Although the results were in line with expectations, analysts have downgraded their 1993 forecasts from about pounds 27m to pounds 24m as severance costs are expected to total pounds 6m for the year. The shares dropped 4p to 168p.

Group revenues jumped by almost 12 per cent to pounds 404m, almost entirely due to currency gains.

Overall operating margins declined to 4.6 per cent against 5.5 per cent achieved at the same time last year. The group had hoped to achieve margins of 6 per cent, but the tough trading conditions have prevented that.

Saatchi is aiming to reduce staff costs from 60 to 55 per cent of revenues, but Charles Scott, chief executive, said this would take another two years.

Helped by a pounds 73m rights issue last June and improving cash flow from operations, interest costs fell from pounds 10.4m to pounds 9.9m after taking a pounds 2m one-off bank fee into account. Profit from the sale of works of art slumped from pounds 1.9m to pounds 200,000.

Average net debt at the half-year amounted to pounds 177m and is expected to drop to pounds 145m by the end of the year.

Trading profits in the UK rose from pounds 2.8m to pounds 3.1m despite a 3 per cent decline in revenue to pounds 56m. But trading conditions had shown some improvement in the second half.

Across the Atlantic profits rose from pounds 8.1m to pounds 10.8m on revenues up from pounds 153m to pounds 184m largely due to currency factors. At an underlying level, the result was disappointing. Saatchi said that spending on advertising continued to be hampered by the recession.

Operating profits from Europe slumped from pounds 9.7m to pounds 4.5m because of a poor performance in Spain, which has also been affected by a deep recession. The rest of the world turned a pounds 500,000 loss into a pounds 400,000 profit.

Zenith, the group's media-buying unit, achieved another strong performance, which has prompted a worldwide expansion of its operations.

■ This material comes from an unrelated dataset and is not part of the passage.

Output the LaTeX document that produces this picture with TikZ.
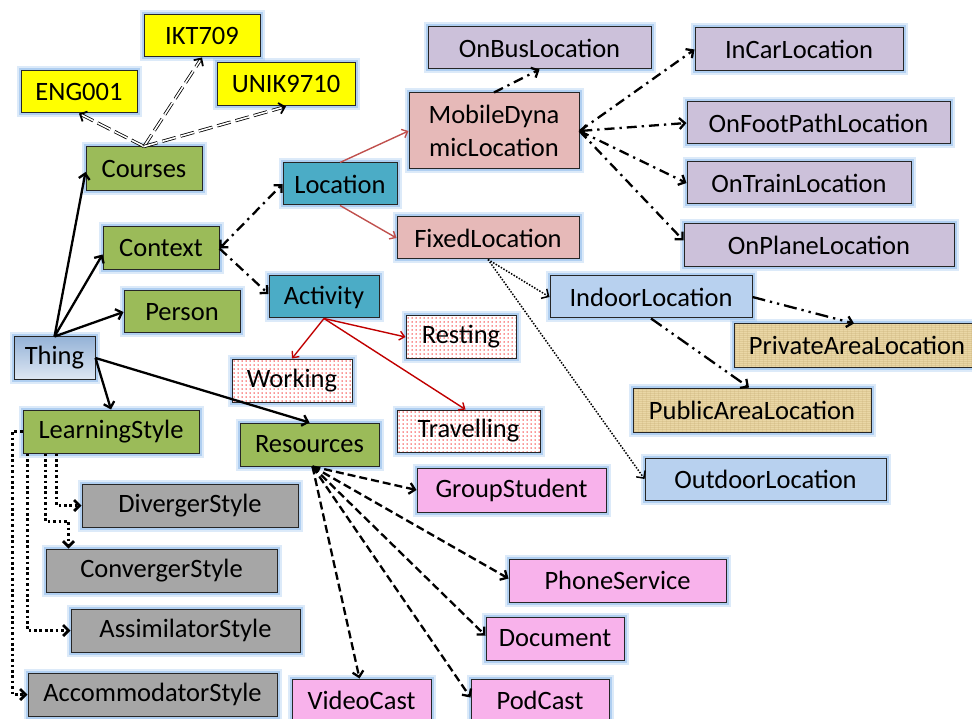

However, Mr Scott is taking a cautious view of the group's prospects. 'Worldwide the outlook for advertising growth is uncertain . . . In the medium to long term we believe the emerging trend among fast-moving consumer goods manufacturers away from trade and consumer promotions to value pricing will benefit advertising, but in the short term this is causing disruption to clients' traditional expenditure patterns,' he said.